Retype the opening lines of the data exactly, stopping after the line that contains "40000000, 45000000, 50000000];". Skip every picture.

>>

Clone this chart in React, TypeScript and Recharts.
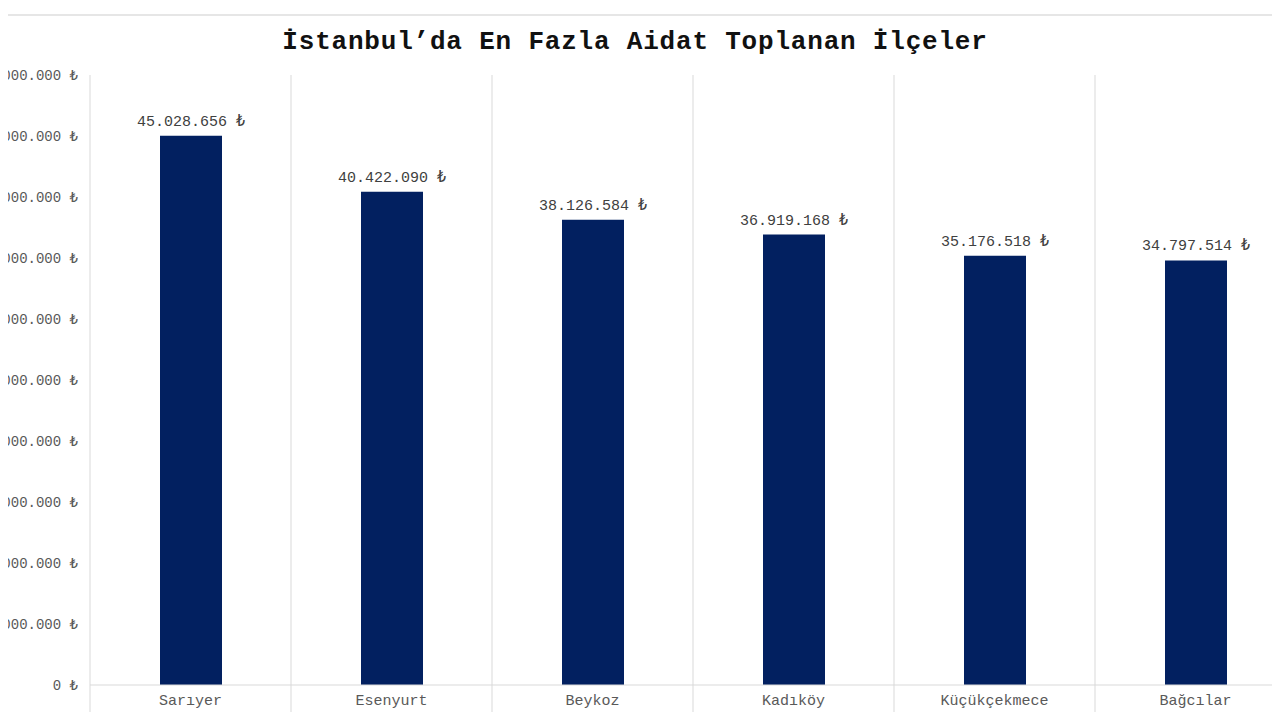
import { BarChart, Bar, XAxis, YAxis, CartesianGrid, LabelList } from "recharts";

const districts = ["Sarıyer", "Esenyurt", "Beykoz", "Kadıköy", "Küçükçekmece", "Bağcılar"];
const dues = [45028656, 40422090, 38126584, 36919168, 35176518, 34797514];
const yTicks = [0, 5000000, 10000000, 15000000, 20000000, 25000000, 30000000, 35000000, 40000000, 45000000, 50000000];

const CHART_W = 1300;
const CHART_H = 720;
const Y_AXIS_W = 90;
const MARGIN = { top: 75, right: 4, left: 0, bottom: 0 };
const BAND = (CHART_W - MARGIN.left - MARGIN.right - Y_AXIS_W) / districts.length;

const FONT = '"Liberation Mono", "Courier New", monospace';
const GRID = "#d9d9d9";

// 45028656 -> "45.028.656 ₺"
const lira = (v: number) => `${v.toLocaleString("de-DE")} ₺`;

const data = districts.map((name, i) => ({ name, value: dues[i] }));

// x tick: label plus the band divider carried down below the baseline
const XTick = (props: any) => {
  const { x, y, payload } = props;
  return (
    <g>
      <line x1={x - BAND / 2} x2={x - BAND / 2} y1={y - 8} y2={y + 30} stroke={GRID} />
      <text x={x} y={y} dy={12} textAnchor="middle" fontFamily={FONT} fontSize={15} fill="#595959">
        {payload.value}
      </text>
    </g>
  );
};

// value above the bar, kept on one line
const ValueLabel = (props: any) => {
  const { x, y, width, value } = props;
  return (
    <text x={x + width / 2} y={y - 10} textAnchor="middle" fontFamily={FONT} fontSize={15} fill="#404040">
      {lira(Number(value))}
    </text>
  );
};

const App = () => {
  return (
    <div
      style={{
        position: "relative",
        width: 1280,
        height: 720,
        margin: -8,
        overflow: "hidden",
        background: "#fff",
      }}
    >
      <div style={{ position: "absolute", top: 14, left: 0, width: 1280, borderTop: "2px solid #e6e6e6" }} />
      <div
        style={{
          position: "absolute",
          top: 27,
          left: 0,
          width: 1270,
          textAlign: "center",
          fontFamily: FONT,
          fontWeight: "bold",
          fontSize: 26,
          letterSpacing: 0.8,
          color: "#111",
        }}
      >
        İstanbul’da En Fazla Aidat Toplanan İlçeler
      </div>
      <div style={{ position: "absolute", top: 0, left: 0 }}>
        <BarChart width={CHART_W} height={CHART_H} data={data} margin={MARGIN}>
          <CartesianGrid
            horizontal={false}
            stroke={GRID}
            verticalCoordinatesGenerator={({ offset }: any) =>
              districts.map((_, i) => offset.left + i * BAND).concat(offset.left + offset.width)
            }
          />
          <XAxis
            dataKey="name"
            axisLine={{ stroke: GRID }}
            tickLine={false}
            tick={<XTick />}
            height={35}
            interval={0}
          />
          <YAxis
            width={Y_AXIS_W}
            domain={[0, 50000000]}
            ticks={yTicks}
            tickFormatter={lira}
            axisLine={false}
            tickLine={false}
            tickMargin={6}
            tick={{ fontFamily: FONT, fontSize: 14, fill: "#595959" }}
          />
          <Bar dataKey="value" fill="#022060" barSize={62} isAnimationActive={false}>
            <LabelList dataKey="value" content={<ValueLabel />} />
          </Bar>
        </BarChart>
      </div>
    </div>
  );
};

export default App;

<<

Expected answer
Clone this chart in React, TypeScript and Recharts.
import { BarChart, Bar, XAxis, YAxis, CartesianGrid, LabelList } from "recharts";

const districts = ["Sarıyer", "Esenyurt", "Beykoz", "Kadıköy", "Küçükçekmece", "Bağcılar"];
const dues = [45028656, 40422090, 38126584, 36919168, 35176518, 34797514];
const yTicks = [0, 5000000, 10000000, 15000000, 20000000, 25000000, 30000000, 35000000, 40000000, 45000000, 50000000];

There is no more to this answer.